• Prompt:
Write out the material exactly, without any of its pictures.

• Data section:
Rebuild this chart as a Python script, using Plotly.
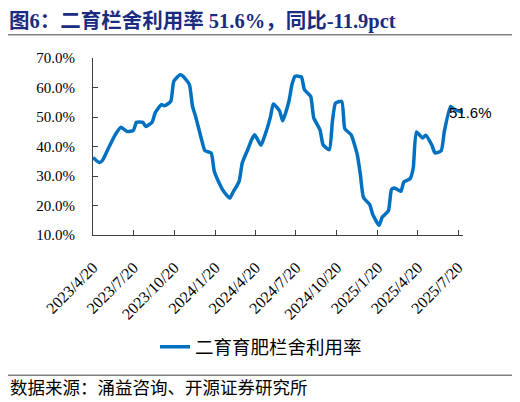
import plotly.graph_objects as go

# 二育栏舍利用率 (%), weekly readings taken off the chart
dates = ['2023-04-20', '2023-05-04', '2023-05-11', '2023-05-25', '2023-06-08', '2023-06-22',
         '2023-07-06', '2023-07-20', '2023-07-27', '2023-08-10', '2023-08-17', '2023-08-31',
         '2023-09-07', '2023-09-21', '2023-09-28', '2023-10-12', '2023-10-19', '2023-11-02',
         '2023-11-09', '2023-11-23', '2023-11-30', '2023-12-07', '2023-12-21', '2023-12-28',
         '2024-01-11', '2024-01-18', '2024-02-01', '2024-02-08', '2024-02-22', '2024-02-29',
         '2024-03-14', '2024-03-21', '2024-04-04', '2024-04-11', '2024-04-18', '2024-05-02',
         '2024-05-09', '2024-05-23', '2024-05-30', '2024-06-13', '2024-06-20', '2024-07-04',
         '2024-07-11', '2024-07-18', '2024-08-01', '2024-08-08', '2024-08-22', '2024-08-29',
         '2024-09-12', '2024-09-19', '2024-10-03', '2024-10-10', '2024-10-17', '2024-10-31',
         '2024-11-07', '2024-11-21', '2024-12-05', '2024-12-12', '2024-12-19', '2025-01-02',
         '2025-01-09', '2025-01-23', '2025-01-30', '2025-02-13', '2025-02-20', '2025-02-27',
         '2025-03-13', '2025-03-20', '2025-04-03', '2025-04-10', '2025-04-17', '2025-05-01',
         '2025-05-08', '2025-05-22', '2025-05-29', '2025-06-12', '2025-06-19', '2025-07-03',
         '2025-07-10', '2025-07-31']
usage = [36.3, 34.6, 35.2, 39.5, 43.7, 46.5,
         45.1, 45.5, 48.2, 48.2, 46.8, 48.2,
         51.4, 54.2, 53.8, 55.3, 62.1, 64.3,
         63.8, 61.0, 53.6, 50.2, 42.0, 38.6,
         37.8, 31.6, 26.7, 24.8, 22.5, 24.4,
         28.2, 34.4, 39.5, 42.3, 44.0, 40.4,
         42.9, 49.7, 54.4, 52.1, 48.7, 55.3,
         61.0, 63.8, 63.6, 59.3, 57.0, 49.7,
         45.7, 40.6, 38.9, 48.5, 54.7, 55.3,
         46.0, 44.0, 37.2, 30.4, 22.7, 20.3,
         16.9, 13.3, 16.0, 18.2, 25.4, 25.9,
         24.8, 28.0, 29.1, 32.7, 44.9, 42.9,
         43.8, 40.4, 37.8, 38.6, 45.1, 53.6,
         52.7, 51.6]

tick_dates = ['2023-04-20', '2023-07-20', '2023-10-20', '2024-01-20', '2024-04-20',
              '2024-07-20', '2024-10-20', '2025-01-20', '2025-04-20', '2025-07-20']
tick_text = ['2023/4/20', '2023/7/20', '2023/10/20', '2024/1/20', '2024/4/20',
             '2024/7/20', '2024/10/20', '2025/1/20', '2025/4/20', '2025/7/20']

# plot area is 370 x 176.7 px; page items are placed relative to it
PW, PH = 370, 176.7


def px_x(x):
    return (x - 93) / PW


def px_y(y):
    return (235 - y) / PH


fig = go.Figure()
fig.add_trace(go.Scatter(
    x=dates, y=usage, mode='lines', name='二育育肥栏舍利用率',
    line=dict(color='#0070C0', width=3.5, shape='spline', smoothing=0.5)))

fig.add_annotation(x=dates[-1], y=usage[-1], text=f'{usage[-1]}%', showarrow=False,
                   xanchor='center', yanchor='middle', xshift=7,
                   font=dict(family='Liberation Sans', size=15, color='#000000'))

fig.add_annotation(xref='paper', yref='paper', x=px_x(8), y=px_y(8),
                   xanchor='left', yanchor='top', showarrow=False, borderpad=0,
                   text='<b>图6：二育栏舍利用率 51.6%，同比-11.9pct</b>',
                   font=dict(family='Liberation Serif, Noto Sans CJK SC', size=20.5, color='#1B2B7F'))
fig.add_annotation(xref='paper', yref='paper', x=px_x(8), y=px_y(386),
                   xanchor='left', yanchor='middle', showarrow=False,
                   text='数据来源：涌益咨询、开源证券研究所',
                   font=dict(family='Noto Sans CJK SC', size=17.5, color='#000000'))

for y_px in (35, 375):
    fig.add_shape(type='line', xref='paper', yref='paper',
                  x0=px_x(8), x1=px_x(515), y0=px_y(y_px), y1=px_y(y_px),
                  line=dict(color='#808080', width=1.5))

# the page body keeps an 8 px margin, so the figure is 8 px smaller each way
fig.update_layout(
    width=512, height=394,
    margin=dict(l=85, r=57, t=50, b=167, autoexpand=False),
    paper_bgcolor='#FFFFFF', plot_bgcolor='#FFFFFF',
    showlegend=True,
    legend=dict(orientation='h', x=px_x(261), y=px_y(347), xanchor='center', yanchor='middle',
                font=dict(family='Noto Sans CJK SC', size=18.5, color='#000000')),
    xaxis=dict(range=['2023-04-20', '2025-07-31'], tickvals=tick_dates, ticktext=tick_text,
               tickangle=-45, ticks='inside', ticklen=5, tickcolor='#404040',
               showline=True, linecolor='#404040', linewidth=1, showgrid=False, zeroline=False,
               ticklabelstandoff=16,
               tickfont=dict(family='Liberation Serif', size=16, color='#000000')),
    yaxis=dict(range=[10, 70], dtick=10, tickformat='.1f', ticksuffix='%',
               ticks='inside', ticklen=5, tickcolor='#404040',
               showline=True, linecolor='#404040', linewidth=1, showgrid=False, zeroline=False,
               ticklabelstandoff=14,
               tickfont=dict(family='Liberation Serif', size=15, color='#000000')),
)

fig.write_html("out.html")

• Finished answer:
Rebuild this chart as a Python script, using Plotly.
import plotly.graph_objects as go

# 二育栏舍利用率 (%), weekly readings taken off the chart
dates = ['2023-04-20', '2023-05-04', '2023-05-11', '2023-05-25', '2023-06-08', '2023-06-22',
         '2023-07-06', '2023-07-20', '2023-07-27', '2023-08-10', '2023-08-17', '2023-08-31',
         '2023-09-07', '2023-09-21', '2023-09-28', '2023-10-12', '2023-10-19', '2023-11-02',
         '2023-11-09', '2023-11-23', '2023-11-30', '2023-12-07', '2023-12-21', '2023-12-28',
         '2024-01-11', '2024-01-18', '2024-02-01', '2024-02-08', '2024-02-22', '2024-02-29',
         '2024-03-14', '2024-03-21', '2024-04-04', '2024-04-11', '2024-04-18', '2024-05-02',
         '2024-05-09', '2024-05-23', '2024-05-30', '2024-06-13', '2024-06-20', '2024-07-04',
         '2024-07-11', '2024-07-18', '2024-08-01', '2024-08-08', '2024-08-22', '2024-08-29',
         '2024-09-12', '2024-09-19', '2024-10-03', '2024-10-10', '2024-10-17', '2024-10-31',
         '2024-11-07', '2024-11-21', '2024-12-05', '2024-12-12', '2024-12-19', '2025-01-02',
         '2025-01-09', '2025-01-23', '2025-01-30', '2025-02-13', '2025-02-20', '2025-02-27',
         '2025-03-13', '2025-03-20', '2025-04-03', '2025-04-10', '2025-04-17', '2025-05-01',
         '2025-05-08', '2025-05-22', '2025-05-29', '2025-06-12', '2025-06-19', '2025-07-03',
         '2025-07-10', '2025-07-31']
usage = [36.3, 34.6, 35.2, 39.5, 43.7, 46.5,
         45.1, 45.5, 48.2, 48.2, 46.8, 48.2,
         51.4, 54.2, 53.8, 55.3, 62.1, 64.3,
         63.8, 61.0, 53.6, 50.2, 42.0, 38.6,
         37.8, 31.6, 26.7, 24.8, 22.5, 24.4,
         28.2, 34.4, 39.5, 42.3, 44.0, 40.4,
         42.9, 49.7, 54.4, 52.1, 48.7, 55.3,
         61.0, 63.8, 63.6, 59.3, 57.0, 49.7,
         45.7, 40.6, 38.9, 48.5, 54.7, 55.3,
         46.0, 44.0, 37.2, 30.4, 22.7, 20.3,
         16.9, 13.3, 16.0, 18.2, 25.4, 25.9,
         24.8, 28.0, 29.1, 32.7, 44.9, 42.9,
         43.8, 40.4, 37.8, 38.6, 45.1, 53.6,
         52.7, 51.6]

tick_dates = ['2023-04-20', '2023-07-20', '2023-10-20', '2024-01-20', '2024-04-20',
              '2024-07-20', '2024-10-20', '2025-01-20', '2025-04-20', '2025-07-20']
tick_text = ['2023/4/20', '2023/7/20', '2023/10/20', '2024/1/20', '2024/4/20',
             '2024/7/20', '2024/10/20', '2025/1/20', '2025/4/20', '2025/7/20']

# plot area is 370 x 176.7 px; page items are placed relative to it
PW, PH = 370, 176.7


def px_x(x):
    return (x - 93) / PW


def px_y(y):
    return (235 - y) / PH


fig = go.Figure()
fig.add_trace(go.Scatter(
    x=dates, y=usage, mode='lines', name='二育育肥栏舍利用率',
    line=dict(color='#0070C0', width=3.5, shape='spline', smoothing=0.5)))

fig.add_annotation(x=dates[-1], y=usage[-1], text=f'{usage[-1]}%', showarrow=False,
                   xanchor='center', yanchor='middle', xshift=7,
                   font=dict(family='Liberation Sans', size=15, color='#000000'))

fig.add_annotation(xref='paper', yref='paper', x=px_x(8), y=px_y(8),
                   xanchor='left', yanchor='top', showarrow=False, borderpad=0,
                   text='<b>图6：二育栏舍利用率 51.6%，同比-11.9pct</b>',
                   font=dict(family='Liberation Serif, Noto Sans CJK SC', size=20.5, color='#1B2B7F'))
fig.add_annotation(xref='paper', yref='paper', x=px_x(8), y=px_y(386),
                   xanchor='left', yanchor='middle', showarrow=False,
                   text='数据来源：涌益咨询、开源证券研究所',
                   font=dict(family='Noto Sans CJK SC', size=17.5, color='#000000'))

for y_px in (35, 375):
    fig.add_shape(type='line', xref='paper', yref='paper',
                  x0=px_x(8), x1=px_x(515), y0=px_y(y_px), y1=px_y(y_px),
                  line=dict(color='#808080', width=1.5))

# the page body keeps an 8 px margin, so the figure is 8 px smaller each way
fig.update_layout(
    width=512, height=394,
    margin=dict(l=85, r=57, t=50, b=167, autoexpand=False),
    paper_bgcolor='#FFFFFF', plot_bgcolor='#FFFFFF',
    showlegend=True,
    legend=dict(orientation='h', x=px_x(261), y=px_y(347), xanchor='center', yanchor='middle',
                font=dict(family='Noto Sans CJK SC', size=18.5, color='#000000')),
    xaxis=dict(range=['2023-04-20', '2025-07-31'], tickvals=tick_dates, ticktext=tick_text,
               tickangle=-45, ticks='inside', ticklen=5, tickcolor='#404040',
               showline=True, linecolor='#404040', linewidth=1, showgrid=False, zeroline=False,
               ticklabelstandoff=16,
               tickfont=dict(family='Liberation Serif', size=16, color='#000000')),
    yaxis=dict(range=[10, 70], dtick=10, tickformat='.1f', ticksuffix='%',
               ticks='inside', ticklen=5, tickcolor='#404040',
               showline=True, linecolor='#404040', linewidth=1, showgrid=False, zeroline=False,
               ticklabelstandoff=14,
               tickfont=dict(family='Liberation Serif', size=15, color='#000000')),
)

fig.write_html("out.html")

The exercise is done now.